**WHAT THIS TASK INVOLVES**.
Retype each line exactly. Skip images.

[start]

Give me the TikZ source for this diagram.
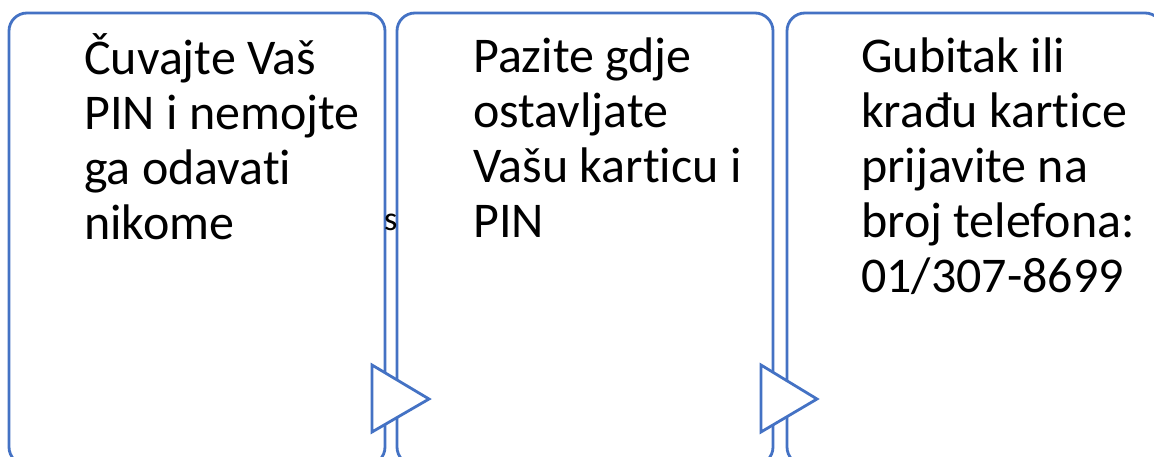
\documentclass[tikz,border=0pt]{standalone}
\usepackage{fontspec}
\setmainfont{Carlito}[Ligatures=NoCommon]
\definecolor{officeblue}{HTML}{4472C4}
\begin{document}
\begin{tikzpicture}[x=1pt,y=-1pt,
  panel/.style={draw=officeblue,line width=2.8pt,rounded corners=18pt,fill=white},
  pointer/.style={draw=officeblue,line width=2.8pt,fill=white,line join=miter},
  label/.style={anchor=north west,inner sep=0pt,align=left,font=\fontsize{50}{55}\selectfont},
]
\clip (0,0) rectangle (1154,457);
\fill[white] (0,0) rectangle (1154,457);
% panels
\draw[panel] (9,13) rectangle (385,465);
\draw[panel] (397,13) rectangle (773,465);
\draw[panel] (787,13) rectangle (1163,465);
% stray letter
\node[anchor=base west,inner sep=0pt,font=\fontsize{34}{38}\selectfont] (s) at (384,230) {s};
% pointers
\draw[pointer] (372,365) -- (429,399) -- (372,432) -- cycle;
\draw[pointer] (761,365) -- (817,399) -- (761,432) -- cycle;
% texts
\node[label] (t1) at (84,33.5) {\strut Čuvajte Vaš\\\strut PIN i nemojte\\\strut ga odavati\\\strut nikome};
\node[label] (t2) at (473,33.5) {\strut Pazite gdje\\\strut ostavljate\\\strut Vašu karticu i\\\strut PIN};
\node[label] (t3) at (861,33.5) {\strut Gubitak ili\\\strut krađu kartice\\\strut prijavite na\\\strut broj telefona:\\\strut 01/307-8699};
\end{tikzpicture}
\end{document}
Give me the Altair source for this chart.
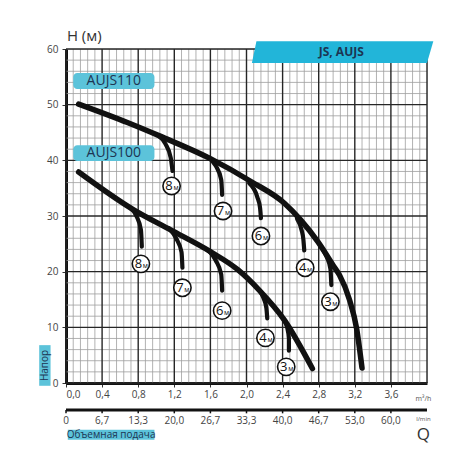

[end]

**PROBLEM SOLUTION**.
Give me the TikZ source for this diagram.
\documentclass[tikz,border=0pt]{standalone}
\usepackage{fontspec}
\setmainfont{Carlito}[Ligatures=NoCommon]
\definecolor{officeblue}{HTML}{4472C4}
\begin{document}
\begin{tikzpicture}[x=1pt,y=-1pt,
  panel/.style={draw=officeblue,line width=2.8pt,rounded corners=18pt,fill=white},
  pointer/.style={draw=officeblue,line width=2.8pt,fill=white,line join=miter},
  label/.style={anchor=north west,inner sep=0pt,align=left,font=\fontsize{50}{55}\selectfont},
]
\clip (0,0) rectangle (1154,457);
\fill[white] (0,0) rectangle (1154,457);
% panels
\draw[panel] (9,13) rectangle (385,465);
\draw[panel] (397,13) rectangle (773,465);
\draw[panel] (787,13) rectangle (1163,465);
% stray letter
\node[anchor=base west,inner sep=0pt,font=\fontsize{34}{38}\selectfont] (s) at (384,230) {s};
% pointers
\draw[pointer] (372,365) -- (429,399) -- (372,432) -- cycle;
\draw[pointer] (761,365) -- (817,399) -- (761,432) -- cycle;
% texts
\node[label] (t1) at (84,33.5) {\strut Čuvajte Vaš\\\strut PIN i nemojte\\\strut ga odavati\\\strut nikome};
\node[label] (t2) at (473,33.5) {\strut Pazite gdje\\\strut ostavljate\\\strut Vašu karticu i\\\strut PIN};
\node[label] (t3) at (861,33.5) {\strut Gubitak ili\\\strut krađu kartice\\\strut prijavite na\\\strut broj telefona:\\\strut 01/307-8699};
\end{tikzpicture}
\end{document}
Give me the Altair source for this chart.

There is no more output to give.